Wednesday, 28 June 2017

RESPONSE TO THE CONSULTATION ON THE DERRY CITY AND STRABANE DISTRICT COUNCIL ARTS AND CULTURE STRATEGY DEVELOPMENT




Two fledgling ideas by Dave Duggan, dramatist and novelist, June 2017, written as aspirations.


Maker's Money (MM) is targeted investment in entry level artists of all ages, by Derry City and Strabane District Council (DCSDC), so they can make art. This ensures the benefit of arts and culture to individuals, while ensuring maximum community benefit, value for money and public support. It assists the future recognition of the artists, their work and its value. It enables artists to begin careers as practitioners in the district council area. The investment delivers equality, strengthens the economy, contributes to the growth of the artistic workforce (a vital element in the creative sector), enhances the tourism offer and heartens us all, thus improving health and wellbeing.
Like all investments, it is not without risk. Making this investment in a confident manner, however, will enable artists, in particular new ones, to respond actively and make work across all artistic forms. Application and reporting can be minimal and not arduously administrative for the artist as sole trader. The investment programme should be considered as long-term. Details would require working up, but, in outline, could include:

- An investment period of five years, 2017/8-2022/3;
- an investment pot of £5, 000 per year, allocated as £2, 500 each for two individual artists per year, no artist being eligible for two Maker's Money investments;
- the total investment to be £25, 000 over five years, at which time it would be reviewed;
- application is a one page statement of what the artist intends to make in the Derry and Strabane District Council area, supported by a brief cv of work previously made. Receipts to confirm the investment has been received into the artist's bank account, in staged payments, are the only written reporting required;
- the individual investment to be made in stages: £1, 000 on signing up; another £1, 000 on a successful six-month review interview and the final £500 at a successful conclusion, all within 18 months. Definitions as to what constitutes ‘success’ to be agreed and contracted at the time of the award.

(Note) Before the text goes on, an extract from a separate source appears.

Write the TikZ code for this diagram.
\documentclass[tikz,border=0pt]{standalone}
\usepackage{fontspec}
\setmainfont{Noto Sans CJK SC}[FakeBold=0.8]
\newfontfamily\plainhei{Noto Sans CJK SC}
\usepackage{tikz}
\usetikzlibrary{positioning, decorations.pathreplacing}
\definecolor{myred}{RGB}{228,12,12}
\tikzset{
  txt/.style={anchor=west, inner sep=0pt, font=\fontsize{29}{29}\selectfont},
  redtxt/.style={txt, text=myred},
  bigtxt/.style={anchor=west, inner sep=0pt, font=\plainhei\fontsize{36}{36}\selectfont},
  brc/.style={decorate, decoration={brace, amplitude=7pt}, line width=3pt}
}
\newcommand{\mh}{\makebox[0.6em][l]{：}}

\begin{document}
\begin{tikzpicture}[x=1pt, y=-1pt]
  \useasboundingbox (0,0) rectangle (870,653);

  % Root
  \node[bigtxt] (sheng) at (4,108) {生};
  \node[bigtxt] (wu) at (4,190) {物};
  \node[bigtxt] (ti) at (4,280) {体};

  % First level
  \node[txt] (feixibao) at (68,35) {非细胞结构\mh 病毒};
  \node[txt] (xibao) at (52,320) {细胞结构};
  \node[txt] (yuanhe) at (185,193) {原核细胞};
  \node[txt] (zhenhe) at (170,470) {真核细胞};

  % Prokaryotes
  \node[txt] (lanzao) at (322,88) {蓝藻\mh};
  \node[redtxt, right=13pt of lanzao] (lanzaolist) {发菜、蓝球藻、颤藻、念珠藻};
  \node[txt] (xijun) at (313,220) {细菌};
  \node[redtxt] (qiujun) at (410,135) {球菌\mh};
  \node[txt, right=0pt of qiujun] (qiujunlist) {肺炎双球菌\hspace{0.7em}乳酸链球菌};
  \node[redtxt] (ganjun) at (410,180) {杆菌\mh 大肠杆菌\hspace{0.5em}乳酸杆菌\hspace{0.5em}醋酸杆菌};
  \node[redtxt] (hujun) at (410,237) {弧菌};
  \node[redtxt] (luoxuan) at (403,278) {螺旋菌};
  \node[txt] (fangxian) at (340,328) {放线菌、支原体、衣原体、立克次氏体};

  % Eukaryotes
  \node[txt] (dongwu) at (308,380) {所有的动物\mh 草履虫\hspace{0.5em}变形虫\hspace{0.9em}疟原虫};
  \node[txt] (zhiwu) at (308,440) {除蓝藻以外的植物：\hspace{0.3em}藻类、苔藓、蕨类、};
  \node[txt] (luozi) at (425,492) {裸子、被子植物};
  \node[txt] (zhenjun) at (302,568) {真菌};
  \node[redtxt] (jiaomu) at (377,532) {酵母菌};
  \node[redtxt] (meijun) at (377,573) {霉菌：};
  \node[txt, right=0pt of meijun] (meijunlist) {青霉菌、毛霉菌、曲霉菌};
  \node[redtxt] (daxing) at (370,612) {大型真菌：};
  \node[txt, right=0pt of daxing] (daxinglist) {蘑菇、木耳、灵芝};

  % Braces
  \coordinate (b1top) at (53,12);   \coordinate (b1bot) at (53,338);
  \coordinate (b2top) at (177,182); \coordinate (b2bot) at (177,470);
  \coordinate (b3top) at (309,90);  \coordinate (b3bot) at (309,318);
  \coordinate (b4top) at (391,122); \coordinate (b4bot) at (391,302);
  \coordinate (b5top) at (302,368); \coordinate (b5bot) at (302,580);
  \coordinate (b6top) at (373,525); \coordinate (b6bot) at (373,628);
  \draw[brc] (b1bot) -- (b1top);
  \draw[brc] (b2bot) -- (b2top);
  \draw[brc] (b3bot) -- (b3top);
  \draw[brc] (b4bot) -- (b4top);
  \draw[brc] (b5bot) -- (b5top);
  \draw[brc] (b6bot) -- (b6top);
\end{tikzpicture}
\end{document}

The programme budget of £25, 000 over five years can be allocated as part of the Council’s overall budget in allocation models as used by Invest NI and the Strategic Investment Board. Consideration can also be given to funds secured by the National Crime Agency in the form of 'assets recovered'. This investment programme would not replace SIAP funding offered by The Arts Council (ACNI).

In enabling artists to buy time to make work using this investment, the vision is to offer artists an equal opportunity to achieve their aspirations and ambitions, while tackling social exclusion of artists in a manner that tackles wider exclusions in society by new, imaginative works and acts. The theme of cultural togetherness is made manifest when a society confidently invests in makers who use their imagination and skills to make the work they wish to make. These artists contribute to their own and society's wellbeing through rich cultural expression, rooted in this place and reaching far beyond it. 

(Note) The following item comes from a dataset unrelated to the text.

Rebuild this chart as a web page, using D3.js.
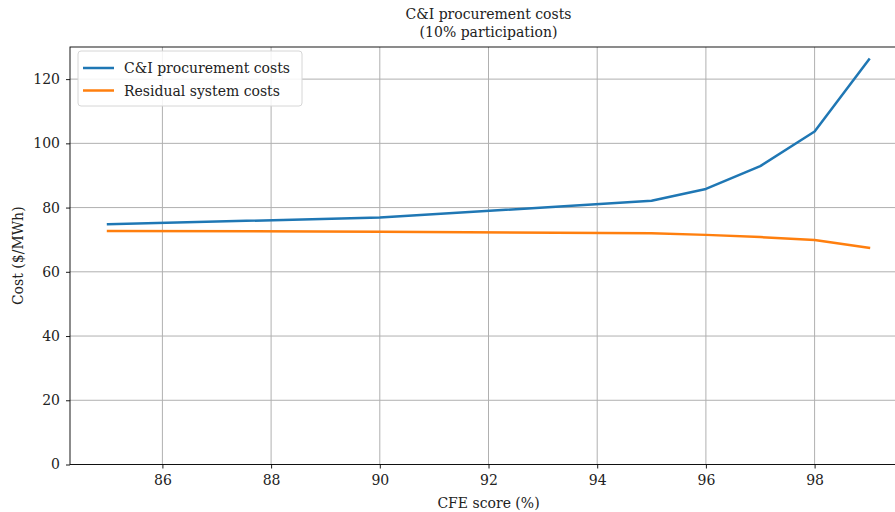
<!DOCTYPE html>
<html>
<head>
<meta charset="utf-8">
<script src="https://cdn.jsdelivr.net/npm/d3@7/dist/d3.min.js"></script>
<style>
  html, body { margin: 0; padding: 0; background: #fff; }
  svg { display: block; font-family: "DejaVu Serif", "Liberation Serif", serif; }
</style>
</head>
<body>
<svg id="chart" width="895" height="512"></svg>
<script>
// CFE score scenarios (%)
const cfeScores = [85, 90, 95, 96, 97, 98, 99];
// C&I procurement costs ($/MWh)
const ciCosts = [74.8, 76.9, 82.1, 85.8, 92.9, 103.7, 126.1];
// Residual system costs ($/MWh)
const residualCosts = [72.7, 72.5, 72.0, 71.5, 70.8, 69.9, 67.5];

const xTicks = [86, 88, 90, 92, 94, 96, 98];
const yTicks = [0, 20, 40, 60, 80, 100, 120];

const seriesNames = ["C&I procurement costs", "Residual system costs"];
const seriesColors = ["#1f77b4", "#ff7f0e"];

const titleLines = ["C&I procurement costs", "(10% participation)"];
const xLabel = "CFE score (%)";
const yLabel = "Cost ($/MWh)";

const svg = d3.select("#chart");
const margin = { left: 70, top: 47, right: 907, bottom: 464.5 };

const x = d3.scaleLinear().domain([84.3, 99.7]).range([margin.left, margin.right]);
const y = d3.scaleLinear().domain([0, 130]).range([margin.bottom, margin.top]);

const gridColor = "#b0b0b0";
const fontSize = 14;

// grid
const grid = svg.append("g");
grid.selectAll("line.vx").data(xTicks).join("line")
  .attr("x1", d => x(d)).attr("x2", d => x(d))
  .attr("y1", margin.top).attr("y2", margin.bottom)
  .attr("stroke", gridColor).attr("stroke-width", 1);
grid.selectAll("line.hy").data(yTicks).join("line")
  .attr("x1", margin.left).attr("x2", margin.right)
  .attr("y1", d => y(d)).attr("y2", d => y(d))
  .attr("stroke", gridColor).attr("stroke-width", 1);

// series lines
const series = [ciCosts, residualCosts];
const line = d3.line().x(d => x(d[0])).y(d => y(d[1]));
series.forEach((vals, i) => {
  svg.append("path")
    .datum(cfeScores.map((c, j) => [c, vals[j]]))
    .attr("d", line)
    .attr("fill", "none")
    .attr("stroke", seriesColors[i])
    .attr("stroke-width", 2.5)
    .attr("stroke-linejoin", "round")
    .attr("stroke-linecap", "square");
});

// axes
const xAxis = d3.axisBottom(x).tickValues(xTicks).tickSize(4).tickPadding(7).tickSizeOuter(0);
const yAxis = d3.axisLeft(y).tickValues(yTicks).tickSize(4).tickPadding(6).tickSizeOuter(0);

const gx = svg.append("g").attr("transform", `translate(0,${margin.bottom})`).call(xAxis);
const gy = svg.append("g").attr("transform", `translate(${margin.left},0)`).call(yAxis);
[gx, gy].forEach(g => {
  g.select(".domain").remove();
  g.selectAll("line").attr("stroke", "#000").attr("stroke-width", 0.9);
  g.selectAll("text").attr("fill", "#222").style("font-size", fontSize + "px")
    .style("font-family", "'DejaVu Serif', serif");
});

// spines
svg.append("rect")
  .attr("x", margin.left).attr("y", margin.top)
  .attr("width", margin.right - margin.left).attr("height", margin.bottom - margin.top)
  .attr("fill", "none").attr("stroke", "#000").attr("stroke-width", 0.9);

// title
const cx = (margin.left + margin.right) / 2;
svg.append("text").attr("x", cx).attr("y", 19).attr("text-anchor", "middle")
  .style("font-size", fontSize + "px").attr("fill", "#222").text(titleLines[0]);
svg.append("text").attr("x", cx).attr("y", 37).attr("text-anchor", "middle")
  .style("font-size", fontSize + "px").attr("fill", "#222").text(titleLines[1]);

// axis labels
svg.append("text").attr("x", cx).attr("y", 508).attr("text-anchor", "middle")
  .style("font-size", fontSize + "px").attr("fill", "#222").text(xLabel);
svg.append("text")
  .attr("transform", `translate(23,${(margin.top + margin.bottom) / 2}) rotate(-90)`)
  .attr("text-anchor", "middle").attr("fill", "#222")
  .style("font-size", fontSize + "px").text(yLabel);

// legend
const lg = svg.append("g").attr("transform", "translate(78,51)");
lg.append("rect").attr("x", 0).attr("y", 0).attr("width", 224).attr("height", 55)
  .attr("rx", 3).attr("fill", "#fff").attr("fill-opacity", 0.85)
  .attr("stroke", "#d6d6d6").attr("stroke-width", 1);
seriesNames.forEach((name, i) => {
  const yy = 17 + i * 22.5;
  lg.append("line").attr("x1", 5).attr("x2", 36).attr("y1", yy).attr("y2", yy)
    .attr("stroke", seriesColors[i]).attr("stroke-width", 2.5);
  lg.append("text").attr("x", 46).attr("y", yy + 5).attr("fill", "#222")
    .style("font-size", fontSize + "px").text(name);
});
</script>
</body>
</html>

THE WRITING DISTRICT (TWD) is a designation and a programme by Derry City and Strabane District Council (DCSDC) that enables expression and storying through imaginative writing from adults across the district. TWD asserts that the act of writing in all its forms is a defining characteristic of the district, creating healthy citizens, a wealth of written stories and texts with social and historical benefits and contributing to the tourism offer by making the region a fascinating place, where visitors can see and experience artistic production through writing.

TWD is about writing, not writers, in the first instance. Writing in the work-place, at leisure settings, in families, in social and religious groups, on buses, in taxis, bars and cafés, at the park, the sports field and the gym, at festivals of jazz, film, Christmas and Halloween. TWD animates the district with writing.

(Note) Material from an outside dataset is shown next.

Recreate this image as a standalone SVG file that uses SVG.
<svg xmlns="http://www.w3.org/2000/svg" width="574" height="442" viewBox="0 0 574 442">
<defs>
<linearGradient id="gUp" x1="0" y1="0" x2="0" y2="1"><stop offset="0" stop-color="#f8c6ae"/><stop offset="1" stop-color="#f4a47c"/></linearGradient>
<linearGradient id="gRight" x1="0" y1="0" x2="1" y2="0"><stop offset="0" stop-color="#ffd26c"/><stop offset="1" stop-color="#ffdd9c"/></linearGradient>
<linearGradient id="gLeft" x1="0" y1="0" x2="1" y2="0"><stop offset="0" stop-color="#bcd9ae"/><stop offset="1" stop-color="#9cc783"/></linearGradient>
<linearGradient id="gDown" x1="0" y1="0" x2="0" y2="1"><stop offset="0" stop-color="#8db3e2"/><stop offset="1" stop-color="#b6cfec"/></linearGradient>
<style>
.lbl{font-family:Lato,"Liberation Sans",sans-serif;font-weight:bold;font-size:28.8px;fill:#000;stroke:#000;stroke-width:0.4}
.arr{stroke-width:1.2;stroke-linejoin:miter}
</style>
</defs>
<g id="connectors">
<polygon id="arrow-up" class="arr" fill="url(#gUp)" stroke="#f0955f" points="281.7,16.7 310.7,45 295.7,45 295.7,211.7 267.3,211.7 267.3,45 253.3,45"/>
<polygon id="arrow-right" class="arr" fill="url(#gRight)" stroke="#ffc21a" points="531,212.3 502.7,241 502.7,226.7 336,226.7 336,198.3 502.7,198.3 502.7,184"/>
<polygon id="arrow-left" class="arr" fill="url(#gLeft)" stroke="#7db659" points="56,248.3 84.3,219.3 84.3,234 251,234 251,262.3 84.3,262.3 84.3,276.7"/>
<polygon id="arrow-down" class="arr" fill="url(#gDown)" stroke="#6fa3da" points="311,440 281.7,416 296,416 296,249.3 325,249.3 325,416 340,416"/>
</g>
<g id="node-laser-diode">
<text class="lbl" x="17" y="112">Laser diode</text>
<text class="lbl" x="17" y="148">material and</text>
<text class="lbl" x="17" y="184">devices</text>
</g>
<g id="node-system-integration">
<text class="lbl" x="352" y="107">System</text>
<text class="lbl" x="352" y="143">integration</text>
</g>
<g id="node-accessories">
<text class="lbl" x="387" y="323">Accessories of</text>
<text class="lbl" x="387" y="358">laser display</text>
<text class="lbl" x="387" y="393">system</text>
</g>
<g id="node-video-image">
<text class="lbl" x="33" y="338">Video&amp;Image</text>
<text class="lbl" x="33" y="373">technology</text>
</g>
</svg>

People in the district, like people all over the world, have stories to tell. TWD creates opportunities for those stories to be written. People in the district have expressions to make. TWD creates opportunities for those expressions to be written.

The written works, sometimes very short, become public, as the person writing decides, via blogs, twitter accounts, emails, pages in the district's newspapers and magazines, dedicated sheets, pamphlets and billboards, readings, books, recordings, websites and all other platforms imaginable.

The principle outcome is a vibrant and lively district with texts and stories, poems and lyrics, sketches and scenes, memories and speculations written by people in the district, shared by people in the district and beyond, so that the district becomes known by its writing. It becomes The Writing District.

Another outcome of TWD is that a small number of people may wish to enter the writing industry. TWD would assist with information, advice, mentoring and pathways into the industry, across all forms, so that those people may become writers in formal and industrial senses.

A one year pilot programme and associated projects for TWD takes place in 2018. On review and adjustment, the designation and activities are rolled out for five years, then reviewed once more.